"Why haven't they opened fire?"
In their command vans, the North Vietnamese missile crews were trying to track the B-52s on their Spoon Rest acquisition radars by following the jamming strobes, rather than using their Fan Song radars because turning on the Fan Song signal would expose them to attack by anti-radiation missiles from Wild Weasels. But the passive tracking was not working—the jamming was too intense.
As the raid approached, Nguyen Chan, commander of the 78th Battalion, saw "wave after wave of jamming—looking like large blades of a hand fan overlapping and slanted—came together, wiping out the whole spectrum…. It was so bright it hurt the eyes…. [The returns were] twisted and coiled together into a clump like a tangled ball."
Chan had his Fan Song tracking radar in standby, and all that was necessary was to press the Target Transmitter button and in four seconds the radar would be at full power. As the B-52s approached, Chan's search radar remained useless; watching his assigned target approach on the plotting board, he decided to turn on his Fan Song to look for the B-52s. There was considerable risk to this—the longer the Fan Song was on the air, the more likely it was to be attacked—but Chan took the risk and pushed the radar switch, using the range and bearing to the oncoming bombers, as plotted manually on the map, to point the antenna. Soon his fire control officer, Nguyen Van Luyen, was able to break out a single B-52 jamming strobe. Luyen put his crosshairs on the strobe and pushed the transfer button, and the target appeared on the scopes of the three guidance officers. The range guidance officer, Dinh Trong Due, excitedly called out "B-52!" and the three officers adjusted their range, azimuth, and elevation sets so the strobe was steady. Then they gently began to move their control wheels to follow the strobe.
Due continued to shout "It's really a B-52!" and Chan tried to quiet him so the crew would stay calm and concentrated. The jamming prevented the crew from going to the most accurate mode of the Fan Song, automatic track, but finally, at 7:49, Chan gave the order to fire; two buttons were pushed and, with their booster rockets burning brightly, two missiles climbed through the overcast toward their targets. The commander of the Hanoi Air Defense Force, Major General Tran Nhan, recalls that when Chan reported the firing to the 257th's regimental HQ, "sighs of relief could be heard at command headquarters from all levels."
One former North Vietnamese officer explained this phenomenon to me. "Firing back gives one a sense of power, a sense that one is fighting back and is not a passive victim," he said. "We gave everyone a gun and encouraged them to fire at American aircraft, no matter how far away. The people had to feel they were fighting back. We especially wanted the children in the air raid shelter to see their parents at the shelter entrance firing at the enemy."

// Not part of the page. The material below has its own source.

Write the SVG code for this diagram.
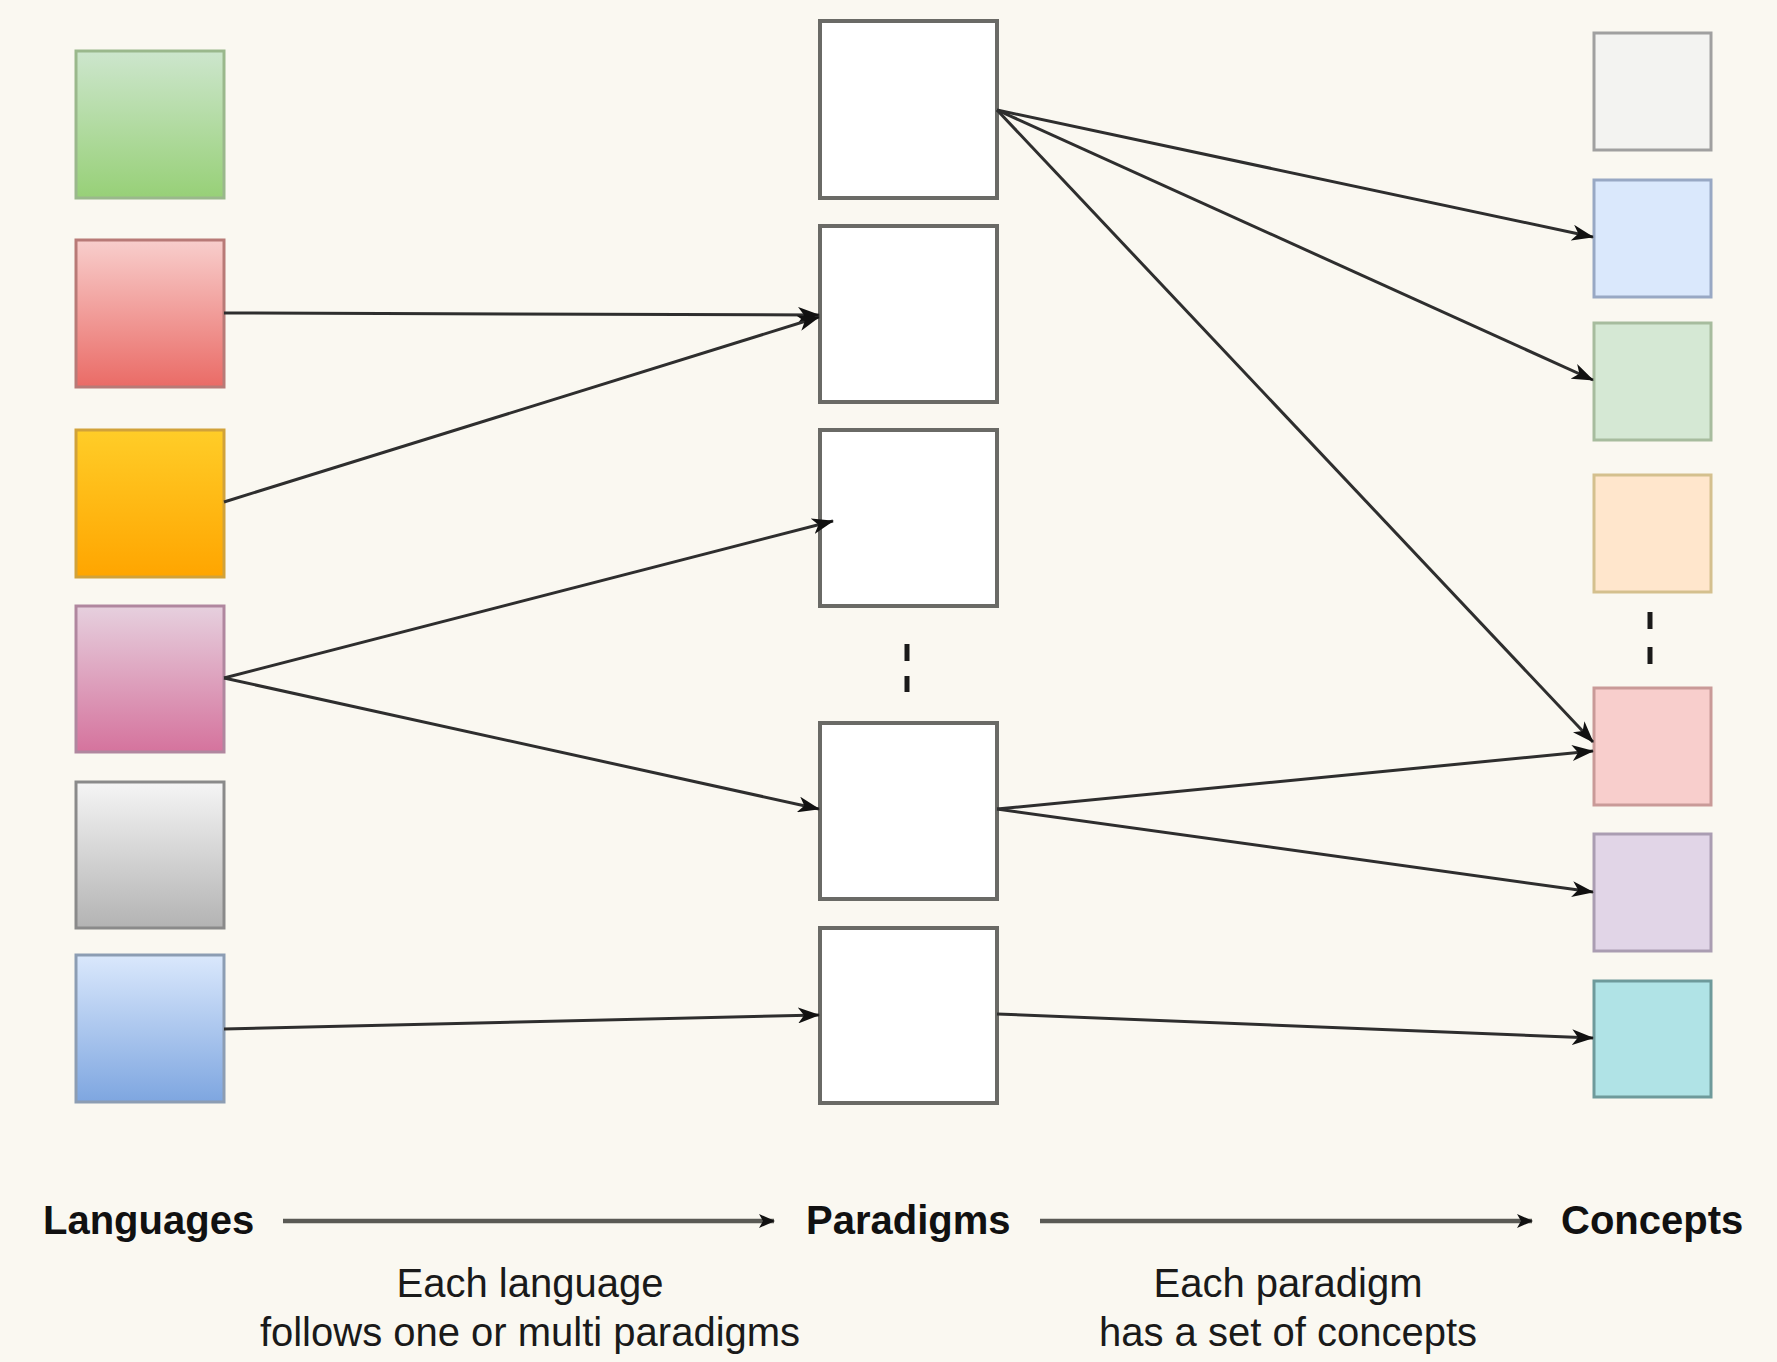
<svg xmlns="http://www.w3.org/2000/svg" width="1777" height="1362" viewBox="0 0 1777 1362">
  <style>
    .lang { stroke-width: 3; }
    .para { fill: #ffffff; stroke: #6a6a66; stroke-width: 4; }
    .conc { stroke-width: 3; }
    .edge { fill: none; stroke: #2e2e2e; stroke-width: 3; marker-end: url(#arrow); }
    .flow { fill: none; stroke: #5a5a55; stroke-width: 4.5; marker-end: url(#arrowSmall); }
    .dash { stroke: #1a1a1a; stroke-width: 5; }
    .title { font-family: "Liberation Sans", Arial, sans-serif; font-size: 40px; font-weight: bold; fill: #111111; }
    .note { font-family: "Liberation Sans", Arial, sans-serif; font-size: 40px; fill: #1a1a1a; text-anchor: middle; }
  </style>
  <defs>
    <marker id="arrow" viewBox="0 0 22 16" refX="21" refY="8" markerWidth="22" markerHeight="16" markerUnits="userSpaceOnUse" orient="auto">
      <path d="M0,0 L22,8 L0,16 L6,8 Z" fill="#111111"/>
    </marker>
    <marker id="arrowSmall" viewBox="0 0 16 14" refX="15" refY="7" markerWidth="16" markerHeight="14" markerUnits="userSpaceOnUse" orient="auto">
      <path d="M0,0 L16,7 L0,14 L4,7 Z" fill="#111111"/>
    </marker>
    <linearGradient id="gGreen" x1="0" y1="0" x2="0" y2="1"><stop offset="0" stop-color="#cde6cd"/><stop offset="1" stop-color="#97d077"/></linearGradient>
    <linearGradient id="gRed" x1="0" y1="0" x2="0" y2="1"><stop offset="0" stop-color="#f8cecc"/><stop offset="1" stop-color="#ea6b66"/></linearGradient>
    <linearGradient id="gOrange" x1="0" y1="0" x2="0" y2="1"><stop offset="0" stop-color="#ffcd28"/><stop offset="1" stop-color="#ffa500"/></linearGradient>
    <linearGradient id="gPink" x1="0" y1="0" x2="0" y2="1"><stop offset="0" stop-color="#e6d0de"/><stop offset="1" stop-color="#d5739d"/></linearGradient>
    <linearGradient id="gGray" x1="0" y1="0" x2="0" y2="1"><stop offset="0" stop-color="#f5f5f5"/><stop offset="1" stop-color="#b3b3b3"/></linearGradient>
    <linearGradient id="gBlue" x1="0" y1="0" x2="0" y2="1"><stop offset="0" stop-color="#dae8fc"/><stop offset="1" stop-color="#7ea6e0"/></linearGradient>
  </defs>

  <rect width="1777" height="1362" fill="#faf8f1"/>

  <!-- Languages column -->
  <g id="lang-green"><rect class="lang" x="76" y="51" width="148" height="147" fill="url(#gGreen)" stroke="#9ab88c"/></g>
  <g id="lang-red"><rect class="lang" x="76" y="240" width="148" height="147" fill="url(#gRed)" stroke="#b87a77"/></g>
  <g id="lang-orange"><rect class="lang" x="76" y="430" width="148" height="147" fill="url(#gOrange)" stroke="#d1a23a"/></g>
  <g id="lang-pink"><rect class="lang" x="76" y="606" width="148" height="146" fill="url(#gPink)" stroke="#b0879f"/></g>
  <g id="lang-gray"><rect class="lang" x="76" y="782" width="148" height="146" fill="url(#gGray)" stroke="#8a8a8a"/></g>
  <g id="lang-blue"><rect class="lang" x="76" y="955" width="148" height="147" fill="url(#gBlue)" stroke="#8c9db3"/></g>

  <!-- Paradigms column -->
  <g id="para-1"><rect class="para" x="820" y="21" width="177" height="177"/></g>
  <g id="para-2"><rect class="para" x="820" y="226" width="177" height="176"/></g>
  <g id="para-3"><rect class="para" x="820" y="430" width="177" height="176"/></g>
  <g id="para-more">
    <line class="dash" x1="907" y1="644" x2="907" y2="661"/>
    <line class="dash" x1="907" y1="676" x2="907" y2="692"/>
  </g>
  <g id="para-4"><rect class="para" x="820" y="723" width="177" height="176"/></g>
  <g id="para-5"><rect class="para" x="820" y="928" width="177" height="175"/></g>

  <!-- Concepts column -->
  <g id="concept-1"><rect class="conc" x="1594" y="33" width="117" height="117" fill="#f3f3f1" stroke="#a0a0a0"/></g>
  <g id="concept-2"><rect class="conc" x="1594" y="180" width="117" height="117" fill="#dae8fc" stroke="#98a8c4"/></g>
  <g id="concept-3"><rect class="conc" x="1594" y="323" width="117" height="117" fill="#d5e8d4" stroke="#a7bc9e"/></g>
  <g id="concept-4"><rect class="conc" x="1594" y="475" width="117" height="117" fill="#ffe6cc" stroke="#d4c08e"/></g>
  <g id="concept-more">
    <line class="dash" x1="1650" y1="612" x2="1650" y2="629"/>
    <line class="dash" x1="1650" y1="647" x2="1650" y2="664"/>
  </g>
  <g id="concept-5"><rect class="conc" x="1594" y="688" width="117" height="117" fill="#f8cecc" stroke="#c99a98"/></g>
  <g id="concept-6"><rect class="conc" x="1594" y="834" width="117" height="117" fill="#e1d5e7" stroke="#aa9db2"/></g>
  <g id="concept-7"><rect class="conc" x="1594" y="981" width="117" height="116" fill="#b0e3e6" stroke="#6e9a9b"/></g>

  <!-- Connectors -->
  <g id="connectors">
    <path class="edge" d="M224,313 L819,315"/>
    <path class="edge" d="M224,502 L819,317"/>
    <path class="edge" d="M224,678 L833,521"/>
    <path class="edge" d="M224,678 L819,809"/>
    <path class="edge" d="M224,1029 L819,1015"/>
    <path class="edge" d="M997,110 L1593,237"/>
    <path class="edge" d="M997,110 L1593,380"/>
    <path class="edge" d="M997,110 L1593,742"/>
    <path class="edge" d="M997,809 L1593,751"/>
    <path class="edge" d="M997,809 L1593,892"/>
    <path class="edge" d="M997,1014 L1593,1038"/>
  </g>

  <!-- Legend -->
  <g id="legend">
    <text class="title" x="43" y="1234">Languages</text>
    <path class="flow" d="M283,1221 L774,1221"/>
    <text class="title" x="806" y="1234">Paradigms</text>
    <path class="flow" d="M1040,1221 L1532,1221"/>
    <text class="title" x="1561" y="1234">Concepts</text>
    <text class="note" x="530" y="1297">Each language</text>
    <text class="note" x="530" y="1346">follows one or multi paradigms</text>
    <text class="note" x="1288" y="1297">Each paradigm</text>
    <text class="note" x="1288" y="1346">has a set of concepts</text>
  </g>
</svg>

A few miles north of Hanoi, Nguyen Thang, commander of the 59th Missile Battalion, was having a frustrating evening. The battalion had fired four missiles but all had missed, and dirt and gravel had showered down on the roof of the van from nearby bomb explosions. Now Thang was watching the raid approach both on his Spoon Rest radar scope and the plotting board next to the scope when he heard the call from the 261st's regimental headquarters alerting him to a target—T671—at an altitude of 10,000 meters.
Thang called to the fire control officer, Duong Van Thuan: "Target azimuth 350, distance 30 kilometers, altitude 10,000 meters, grouped."
Thuan manually turned the antenna to an azimuth of 350 degrees, then pushed the Target Transmitter buttons, and four seconds later the Fan Song radar was fully active. He saw heavy jamming on the scope, indicating a cell of three B-52s. He called back to Thang: "Target detected, azimuth 352, unknown range, altitude 10,000 meters, group, hostile."
Thang looked over at the fire control officer's radar scope, then back to his own, then at the plotting board, and ordered Thuan to prepare to fire two missiles. Although only azimuth and elevation were known, the third point—range—was easy to calculate. B-52s always flew between 30,000 and 38,000 feet. Finding range was simply a matter of elementary geometry: of using a side (altitude) and two known angles of a right triangle—90 degrees and the angle of the Fan Song's vertical beam—to calculate its hypotenuse.